KUALA LUMPUR: Construction work of the light rail transit 3 (LRT3) project, which has been idled for nearly a year amid the Pakatan Harapan government’s review of mega projects, is set to resume in the second half of the year, according to Malaysian Resources Corp Bhd (MRCB).
Currently, about 10% of the 37km-long rail line, running from Bandar Utama, Petaling Jaya to Johan Setia, Klang has been completed, and works should continue after its redesigning plans are completed, MRCB’s chief financial officer Ann Wan Tee told a press conference after its EGM today.
The new government had in July last year approved the continuation of the project at a final cost of RM16.63 billion, which was reduced by 47% from RM31.65 billion.
The RM16.63 billion includes land acquisition costs, interest payments during construction and other costs while the implementation concept will be remodeled from a project delivery partner (PDP) to a fixed price contract.
To recap, MRCB and its joint venture (JV) partner George Kent (Malaysia) Bhd were appointed the PDP of LRT3 on Sept 4, 2015 at an approved construction budget of RM9 billion.
The contract for MRCB-George Kent JV is now fixed at RM11.86 billion.

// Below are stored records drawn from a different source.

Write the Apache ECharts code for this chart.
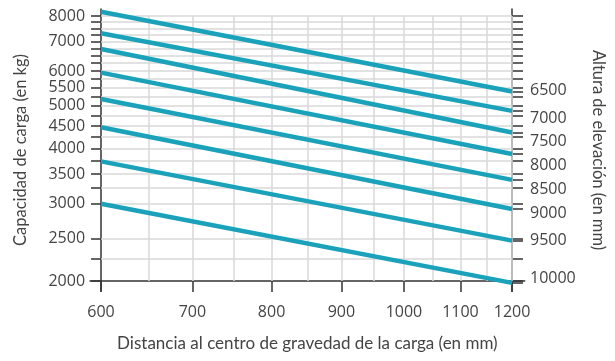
<!DOCTYPE html>
<html><head><meta charset="utf-8">
<script src="https://cdn.jsdelivr.net/npm/echarts@6/dist/echarts.min.js"></script>
<style>html,body{margin:0;padding:0;background:#fff}#c{width:615px;height:361px}</style>
</head><body><div id="c"></div>
<script>
// ---- data ----
const distanceStart = 600;
const distanceEnd = 1200;
const liftHeights = [6500, 7000, 7500, 8000, 8500, 9000, 9500, 10000];
const capacityAt600 = [8180, 7310, 6730, 5950, 5180, 4470, 3740, 2995];
const capacityAt1200 = [5390, 4870, 4350, 3885, 3395, 2915, 2470, 1980];
const xTickLabels = [600, 700, 800, 900, 1000, 1100, 1200];
const xGridValues = [650, 700, 750, 800, 850, 900, 950, 1000, 1050, 1100, 1150, 1200];
const yTickLabels = [2000, 2500, 3000, 3500, 4000, 4500, 5000, 5500, 6000, 7000, 8000];
const yGridValues = [2000, 2250, 2500, 3000, 3250, 3500, 3750, 4000, 4250, 4500, 4750, 5000, 5250, 5500, 5750, 6000, 6250, 6500, 6750, 7000, 7250, 7500, 7750, 8000];
const rightLabelPositions = [5411, 4691, 4144, 3669, 3236, 2854, 2478, 2032];

// ---- layout ----
const W = 615, H = 361;
const gridL = 90, gridR = 88, gridT = 9, gridB = 70;
const xMin = 589, xMax = 1226, yMin = 1898, yMax = 8298;
const gw = W - gridL - gridR, gh = H - gridT - gridB;
const offL = -gw * Math.log(distanceStart / xMin) / Math.log(xMax / xMin);
const offR = -gw * Math.log(xMax / distanceEnd) / Math.log(xMax / xMin);
const offB = -gh * Math.log(yTickLabels[0] / yMin) / Math.log(yMax / yMin);

const FONT = 'Lato';
const NUMFONT = 'Open Sans';
const txt = '#444';
const axisCol = '#333';
const lineCol = '#1aa2ba';

const series = liftHeights.map((h, i) => ({
  type: 'line', name: String(h), z: 3,
  data: [[distanceStart, capacityAt600[i]], [distanceEnd, capacityAt1200[i]]],
  symbol: 'none', lineStyle: { color: lineCol, width: 4.5 }, silent: true
}));

const gridLines = [];
yGridValues.slice(1).forEach(v => gridLines.push([{ coord: [distanceStart, v] }, { coord: [distanceEnd, v] }]));
xGridValues.forEach(v => gridLines.push([{ coord: [v, yTickLabels[0]] }, { coord: [v, yGridValues[yGridValues.length - 1]] }]));
series.unshift({
  type: 'line', z: 1, data: [], silent: true,
  markLine: { z: 1, symbol: 'none', silent: true, animation: false, label: { show: false },
    lineStyle: { color: '#d8d8d8', width: 1.5, type: 'solid' }, data: gridLines }
});

const plain = (v) => String(Math.round(v));

const chart = echarts.init(document.getElementById('c'), null, { renderer: 'canvas' });
chart.setOption({
  animation: false,
  backgroundColor: '#fff',
  textStyle: { fontFamily: FONT },
  grid: { left: gridL, right: gridR, top: gridT, bottom: gridB, containLabel: false },
  xAxis: {
    type: 'log', min: xMin, max: xMax, offset: offB,
    name: 'Distancia al centro de gravedad de la carga (en mm)',
    nameLocation: 'middle', nameGap: 54,
    nameTextStyle: { fontSize: 17, color: txt, fontFamily: FONT },
    axisLine: { lineStyle: { color: axisCol, width: 1.5 } },
    axisTick: { customValues: xTickLabels, length: 11, lineStyle: { color: axisCol, width: 1.5 } },
    axisLabel: { customValues: xTickLabels, fontSize: 16, color: txt, margin: 23, fontFamily: NUMFONT, formatter: plain },
    splitLine: { show: false }, minorTick: { show: false }
  },
  yAxis: [{
    type: 'log', min: yMin, max: yMax, position: 'left', offset: offL,
    name: 'Capacidad de carga (en kg)', nameLocation: 'middle', nameGap: 72,
    nameTextStyle: { fontSize: 16.5, color: txt, fontFamily: FONT },
    axisLine: { show: true, lineStyle: { color: axisCol, width: 1.5 } },
    axisTick: { show: true, customValues: yGridValues, length: 10, lineStyle: { color: axisCol, width: 1.5 } },
    axisLabel: { customValues: yTickLabels, fontSize: 16, color: txt, margin: 16, fontFamily: NUMFONT, formatter: plain },
    splitLine: { show: false }
  }, {
    type: 'log', min: yMin, max: yMax, position: 'right', offset: offR,
    name: 'Altura de elevación (en mm)', nameLocation: 'middle', nameGap: 78, nameRotate: -90,
    nameTextStyle: { fontSize: 16.5, color: txt, fontFamily: FONT },
    axisLine: { show: true, lineStyle: { color: axisCol, width: 1.5 } },
    axisTick: { show: true, customValues: yGridValues.concat(capacityAt1200), length: 11, lineStyle: { color: axisCol, width: 1.5 } },
    axisLabel: { customValues: rightLabelPositions, fontSize: 16, color: txt, margin: 18, fontFamily: NUMFONT,
      formatter: (v) => { const i = rightLabelPositions.indexOf(Math.round(v)); return i >= 0 ? String(liftHeights[i]) : ''; } },
    splitLine: { show: false }
  }],
  series: series
});
</script></body></html>
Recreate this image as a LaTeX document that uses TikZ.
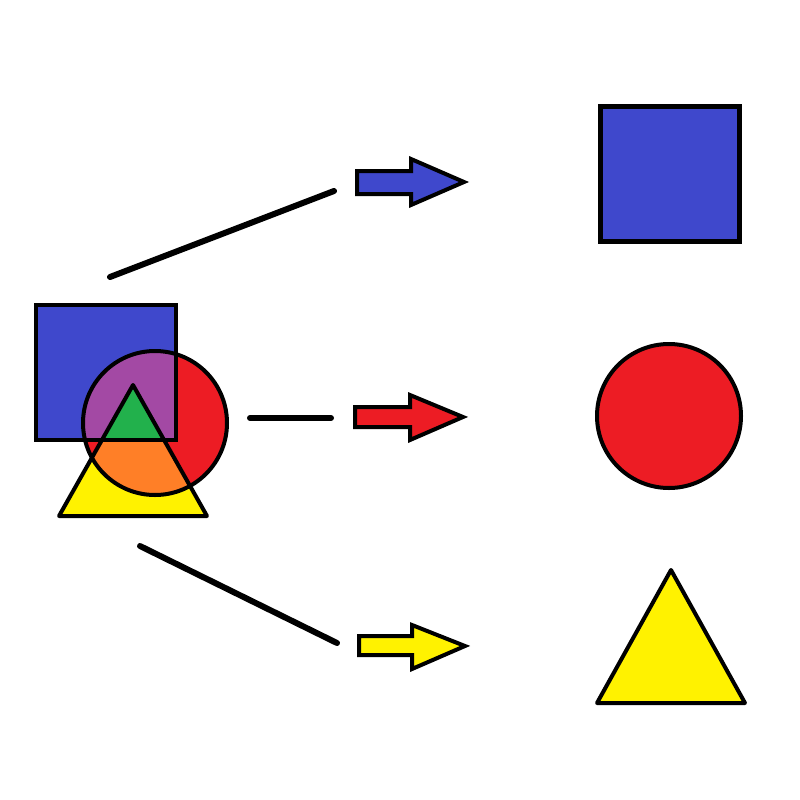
\documentclass[tikz,border=0pt]{standalone}
\definecolor{pblue}{HTML}{3F48CC}
\definecolor{pred}{HTML}{ED1C24}
\definecolor{pyellow}{HTML}{FFF200}
\definecolor{ppurple}{HTML}{A349A4}
\definecolor{porange}{HTML}{FF7F27}
\definecolor{pgreen}{HTML}{22B14C}
\begin{document}
\begin{tikzpicture}[x=1pt,y=-1pt,
  outl/.style={draw=black,line width=4pt,line join=miter},
  conn/.style={draw=black,line width=6pt,line cap=round}]
\useasboundingbox (0,0) rectangle (800,800);
\fill[white] (0,0) rectangle (800,800);
% left combined group
\def\lsq{(36,305) rectangle (176,440)}
\def\lci{(155,423) circle (72pt)}
\def\ltr{(59,516) -- (207,516) -- (133,385) -- cycle}
\fill[pblue] \lsq;
\fill[pred] \lci;
\fill[pyellow] \ltr;
\begin{scope}
  \clip \lci;
  \fill[ppurple] \lsq;
  \fill[porange] \ltr;
  \clip \lsq;
  \fill[pgreen] \ltr;
\end{scope}
\draw[outl] \lsq;
\draw[outl] \lci;
\draw[outl,line join=round] \ltr;
% connector lines
\coordinate (a1) at (110,277); \coordinate (b1) at (334,191);
\coordinate (a2) at (250,418); \coordinate (b2) at (331,418);
\coordinate (a3) at (140,546); \coordinate (b3) at (337,643);
\draw[conn] (a1) -- (b1);
\draw[conn] (a2) -- (b2);
\draw[conn] (a3) -- (b3);
% arrows
\draw[outl,fill=pblue] (357,171) -- (411,171) -- (411,159) -- (464,182) -- (411,205) -- (411,194) -- (357,194) -- cycle;
\draw[outl,fill=pred] (355,407) -- (410,407) -- (410,395) -- (463,417) -- (410,440) -- (410,427) -- (355,427) -- cycle;
\draw[outl,fill=pyellow] (359,636) -- (412,636) -- (412,625) -- (465,646) -- (412,669) -- (412,655) -- (359,655) -- cycle;
% right shapes
\draw[outl,line width=5pt,fill=pblue] (600.5,106.5) rectangle (739.5,241.5);
\draw[outl,fill=pred] (669,416) circle (72pt);
\draw[outl,line join=round,fill=pyellow] (597,703) -- (745,703) -- (671,570) -- cycle;
\end{tikzpicture}
\end{document}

“So the profit and revenue which we expected the JV to recognise last year obviously deferred and we expect the revenue and profit contribution from the project will reactivate in the second half of this year,” MRCB’s chief corporate officer Amarjit Chhina added.
At its EGM earlier, Amarjit said the group’s shareholders have ratified the termination of the concession agreement for the construction, management, operation and maintenance of the Eastern Dispersal Link Expressway (EDL), which came into effect on Jan 1, 2018.
“I think the shareholders understand why we undertook the removal of the EDL from our balance sheet. We are very pleased with the outcome,” he added, noting the group’s debt has been reduced by 36% from the sale of the expressway.
Ann also noted that the transaction of the RM1.32 billion settlement sum from the government for the concession termination was completed in November last year, and MRCB has since settled the EDL concession debt of about RM1.1 billion.
Financially, Amarjit said the EDL sale will have no impact on the group’s revenue ending Dec 31, 2019 (FY19), compared with FY18, since the group has stopped tolling on the EDL since Jan 1, 2018.
“However, despite being able to reduce our gearing over the last three years, our land bank has increased and construction order book also has increased dramatically during that period.
“In fact, I think our construction order book probably is the largest in the industry at the moment, at RM23 billion. Coupled with a strong balance sheet now, generally I think we are pretty in a good shape,” he added.